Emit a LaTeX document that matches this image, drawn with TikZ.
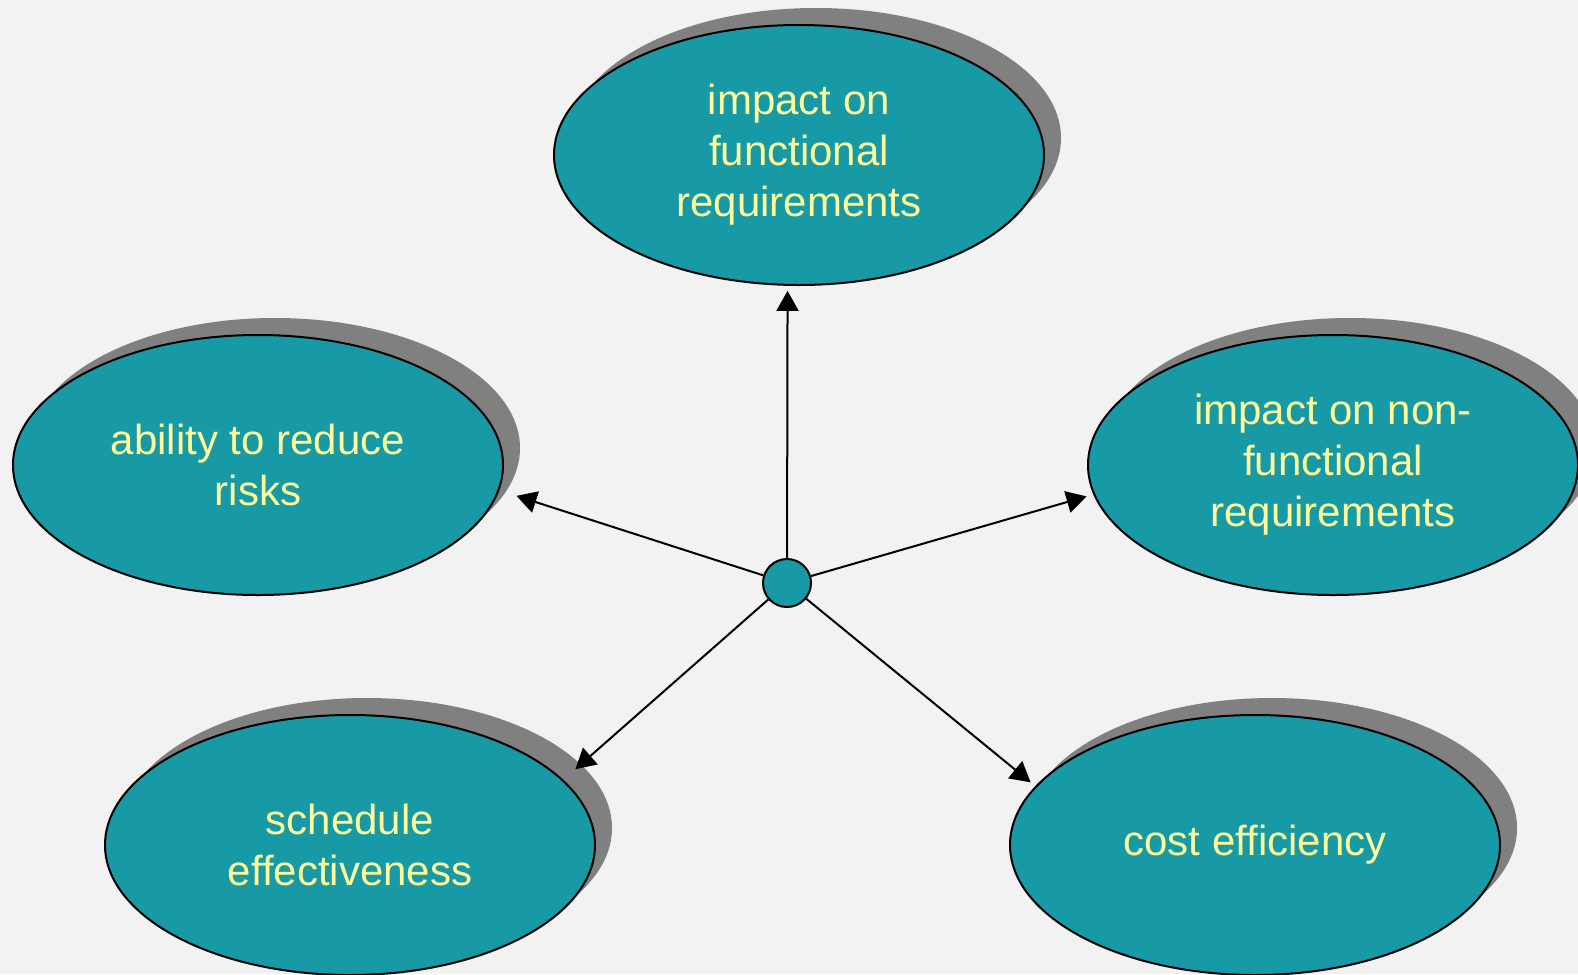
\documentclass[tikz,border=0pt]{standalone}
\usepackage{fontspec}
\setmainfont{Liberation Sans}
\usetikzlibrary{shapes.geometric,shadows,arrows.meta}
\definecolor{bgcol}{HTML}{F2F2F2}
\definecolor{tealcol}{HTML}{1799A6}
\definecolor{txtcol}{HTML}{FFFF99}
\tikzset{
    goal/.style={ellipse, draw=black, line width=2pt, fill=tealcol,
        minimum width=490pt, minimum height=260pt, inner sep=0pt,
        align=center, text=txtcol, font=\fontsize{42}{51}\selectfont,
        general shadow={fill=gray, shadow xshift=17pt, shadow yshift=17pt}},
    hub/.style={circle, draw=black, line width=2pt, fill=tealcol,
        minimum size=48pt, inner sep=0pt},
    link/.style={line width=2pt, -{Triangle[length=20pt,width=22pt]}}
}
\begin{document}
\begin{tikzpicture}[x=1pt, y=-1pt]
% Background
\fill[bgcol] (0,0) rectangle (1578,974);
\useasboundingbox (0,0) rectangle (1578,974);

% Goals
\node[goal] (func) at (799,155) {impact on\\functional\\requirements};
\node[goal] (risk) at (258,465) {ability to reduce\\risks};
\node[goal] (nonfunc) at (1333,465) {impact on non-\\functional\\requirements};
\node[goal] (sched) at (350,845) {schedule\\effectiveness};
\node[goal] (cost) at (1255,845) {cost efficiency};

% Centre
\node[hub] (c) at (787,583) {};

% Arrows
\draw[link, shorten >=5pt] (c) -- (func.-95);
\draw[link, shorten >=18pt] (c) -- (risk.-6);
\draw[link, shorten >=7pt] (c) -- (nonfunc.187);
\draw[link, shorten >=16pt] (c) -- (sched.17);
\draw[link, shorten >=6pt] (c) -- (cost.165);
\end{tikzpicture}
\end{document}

- - -

EXERCISE >> Copy out the whole listing exactly, and don't carry over any pictures.

OUTPUT OF THE EXERCISE >>
Emit a LaTeX document that matches this image, drawn with TikZ.
\documentclass[tikz,border=0pt]{standalone}
\usepackage{fontspec}
\setmainfont{Liberation Sans}
\usetikzlibrary{shapes.geometric,shadows,arrows.meta}
\definecolor{bgcol}{HTML}{F2F2F2}
\definecolor{tealcol}{HTML}{1799A6}
\definecolor{txtcol}{HTML}{FFFF99}
\tikzset{
    goal/.style={ellipse, draw=black, line width=2pt, fill=tealcol,
        minimum width=490pt, minimum height=260pt, inner sep=0pt,
        align=center, text=txtcol, font=\fontsize{42}{51}\selectfont,
        general shadow={fill=gray, shadow xshift=17pt, shadow yshift=17pt}},
    hub/.style={circle, draw=black, line width=2pt, fill=tealcol,
        minimum size=48pt, inner sep=0pt},
    link/.style={line width=2pt, -{Triangle[length=20pt,width=22pt]}}
}
\begin{document}
\begin{tikzpicture}[x=1pt, y=-1pt]
% Background
\fill[bgcol] (0,0) rectangle (1578,974);
\useasboundingbox (0,0) rectangle (1578,974);

% Goals
\node[goal] (func) at (799,155) {impact on\\functional\\requirements};
\node[goal] (risk) at (258,465) {ability to reduce\\risks};
\node[goal] (nonfunc) at (1333,465) {impact on non-\\functional\\requirements};
\node[goal] (sched) at (350,845) {schedule\\effectiveness};
\node[goal] (cost) at (1255,845) {cost efficiency};

% Centre
\node[hub] (c) at (787,583) {};

% Arrows
\draw[link, shorten >=5pt] (c) -- (func.-95);
\draw[link, shorten >=18pt] (c) -- (risk.-6);
\draw[link, shorten >=7pt] (c) -- (nonfunc.187);
\draw[link, shorten >=16pt] (c) -- (sched.17);
\draw[link, shorten >=6pt] (c) -- (cost.165);
\end{tikzpicture}
\end{document}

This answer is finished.